Return only the lines from the top of the data down to the one that holds "fig = go.Figure()", both included, without any pictures.
■ ■ ■ ■ ■
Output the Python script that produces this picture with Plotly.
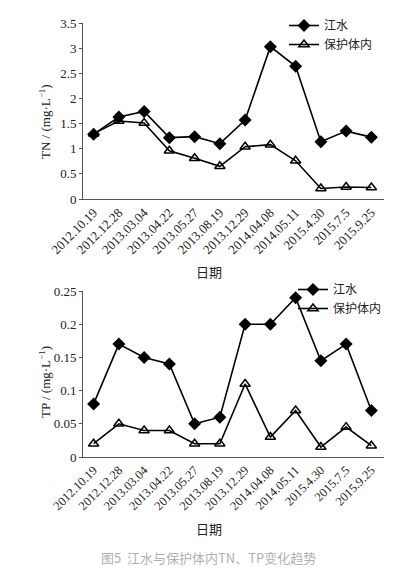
import plotly.graph_objects as go

dates = ["2012.10.19", "2012.12.28", "2013.03.04", "2013.04.22", "2013.05.27", "2013.08.19",
         "2013.12.29", "2014.04.08", "2014.05.11", "2015.4.30", "2015.7.5", "2015.9.25"]
tn_river = [1.29, 1.63, 1.74, 1.22, 1.24, 1.10, 1.57, 3.03, 2.64, 1.14, 1.35, 1.23]
tn_reserve = [1.30, 1.55, 1.51, 0.96, 0.81, 0.65, 1.04, 1.08, 0.76, 0.21, 0.24, 0.23]
tp_river = [0.08, 0.17, 0.15, 0.14, 0.05, 0.06, 0.20, 0.20, 0.24, 0.145, 0.17, 0.07]
tp_reserve = [0.02, 0.05, 0.04, 0.04, 0.02, 0.02, 0.11, 0.03, 0.07, 0.015, 0.045, 0.017]
tn_ticks = [0, 0.5, 1, 1.5, 2, 2.5, 3, 3.5]
tn_ticktext = ["0", "0.5", "1", "1.5", "2", "2.5", "3", "3.5"]
tp_ticks = [0, 0.05, 0.1, 0.15, 0.2, 0.25]
tp_ticktext = ["0", "0.05", "0.1", "0.15", "0.2", "0.25"]

W, H = 399, 576
idx = list(range(len(dates)))
serif = "Liberation Serif, Times New Roman, serif"
cjk = "Noto Sans CJK SC"

fig = go.Figure()

def add_pair(river, reserve, xa, ya, leg):
    fig.add_trace(go.Scatter(x=idx, y=river, mode="lines+markers", name="江水",
                             xaxis=xa, yaxis=ya, legend=leg,
                             line=dict(color="black", width=1.6),
                             marker=dict(symbol="diamond", size=10, color="black")))
    fig.add_trace(go.Scatter(x=idx, y=reserve, mode="lines+markers", name="保护体内",
                             xaxis=xa, yaxis=ya, legend=leg,
                             line=dict(color="black", width=1.6),
                             marker=dict(symbol="triangle-up-open", size=9, color="black",
                                         line=dict(width=1.5))))

add_pair(tn_river, tn_reserve, "x", "y", "legend")
add_pair(tp_river, tp_reserve, "x2", "y2", "legend2")

xdom = [75 / W, 376 / W]
xaxis_common = dict(domain=xdom, range=[-0.42, 11.5], tickmode="array", tickvals=idx,
                    ticktext=dates, tickangle=-45, showline=True, linecolor="#555",
                    linewidth=1, showgrid=False, zeroline=False, ticks="", automargin=False)
yaxis_common = dict(showline=True, linecolor="#555", linewidth=1, showgrid=False,
                    zeroline=False, ticks="outside", ticklen=3, tickcolor="#555",
                    automargin=False, tickfont=dict(family=serif, size=13, color="#222"))

fig.update_layout(
    width=W, height=H,
    margin=dict(l=0, r=0, t=0, b=0),
    paper_bgcolor="white", plot_bgcolor="white",
    showlegend=True,
    xaxis=dict(**xaxis_common, anchor="y", tickfont=dict(family=serif, size=13, color="#222")),
    yaxis=dict(**yaxis_common, domain=[1 - 191 / H, 1 - 15 / H], range=[0, 3.5],
               tickmode="array", tickvals=tn_ticks, ticktext=tn_ticktext, anchor="x"),
    xaxis2=dict(**xaxis_common, anchor="y2", tickfont=dict(family=serif, size=12.5, color="#222")),
    yaxis2=dict(**yaxis_common, domain=[1 - 449 / H, 1 - 283 / H], range=[0, 0.25],
                tickmode="array", tickvals=tp_ticks, ticktext=tp_ticktext, anchor="x2"),
    legend=dict(x=276 / W, y=1 - 3 / H, xanchor="left", yanchor="top",
                bgcolor="rgba(0,0,0,0)", font=dict(family=cjk, size=12, color="#222"),
                tracegroupgap=0, itemwidth=30),
    legend2=dict(x=285 / W, y=1 - 267 / H, xanchor="left", yanchor="top",
                 bgcolor="rgba(0,0,0,0)", font=dict(family=cjk, size=12, color="#222"),
                 tracegroupgap=0, itemwidth=30),
    annotations=[
        dict(text="TN / (mg·L<sup>−1</sup>)", x=37 / W, y=1 - 114 / H, xref="paper", yref="paper",
             xanchor="center", yanchor="middle",
             textangle=-90, showarrow=False, font=dict(family=serif, size=13, color="#222")),
        dict(text="TP / (mg·L<sup>−1</sup>)", x=37 / W, y=1 - 374 / H, xref="paper", yref="paper",
             xanchor="center", yanchor="middle",
             textangle=-90, showarrow=False, font=dict(family=serif, size=13, color="#222")),
        dict(text="日期", x=201 / W, y=1 - 264 / H, xref="paper", yref="paper",
             xanchor="center", yanchor="middle",
             showarrow=False, font=dict(family=cjk, size=13, color="#222")),
        dict(text="日期", x=201 / W, y=1 - 520 / H, xref="paper", yref="paper",
             xanchor="center", yanchor="middle",
             showarrow=False, font=dict(family=cjk, size=13, color="#222")),
        dict(text="图5  江水与保护体内TN、TP变化趋势", x=200 / W, y=1 - 549 / H,
             xref="paper", yref="paper", xanchor="center", yanchor="middle", showarrow=False,
             font=dict(family="Noto Sans CJK SC", size=13, color="#b0b0b0")),
    ],
)

fig.write_html("out.html")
■ ■ ■ ■ ■
### Exercise solution:
Output the Python script that produces this picture with Plotly.
import plotly.graph_objects as go

dates = ["2012.10.19", "2012.12.28", "2013.03.04", "2013.04.22", "2013.05.27", "2013.08.19",
         "2013.12.29", "2014.04.08", "2014.05.11", "2015.4.30", "2015.7.5", "2015.9.25"]
tn_river = [1.29, 1.63, 1.74, 1.22, 1.24, 1.10, 1.57, 3.03, 2.64, 1.14, 1.35, 1.23]
tn_reserve = [1.30, 1.55, 1.51, 0.96, 0.81, 0.65, 1.04, 1.08, 0.76, 0.21, 0.24, 0.23]
tp_river = [0.08, 0.17, 0.15, 0.14, 0.05, 0.06, 0.20, 0.20, 0.24, 0.145, 0.17, 0.07]
tp_reserve = [0.02, 0.05, 0.04, 0.04, 0.02, 0.02, 0.11, 0.03, 0.07, 0.015, 0.045, 0.017]
tn_ticks = [0, 0.5, 1, 1.5, 2, 2.5, 3, 3.5]
tn_ticktext = ["0", "0.5", "1", "1.5", "2", "2.5", "3", "3.5"]
tp_ticks = [0, 0.05, 0.1, 0.15, 0.2, 0.25]
tp_ticktext = ["0", "0.05", "0.1", "0.15", "0.2", "0.25"]

W, H = 399, 576
idx = list(range(len(dates)))
serif = "Liberation Serif, Times New Roman, serif"
cjk = "Noto Sans CJK SC"

fig = go.Figure()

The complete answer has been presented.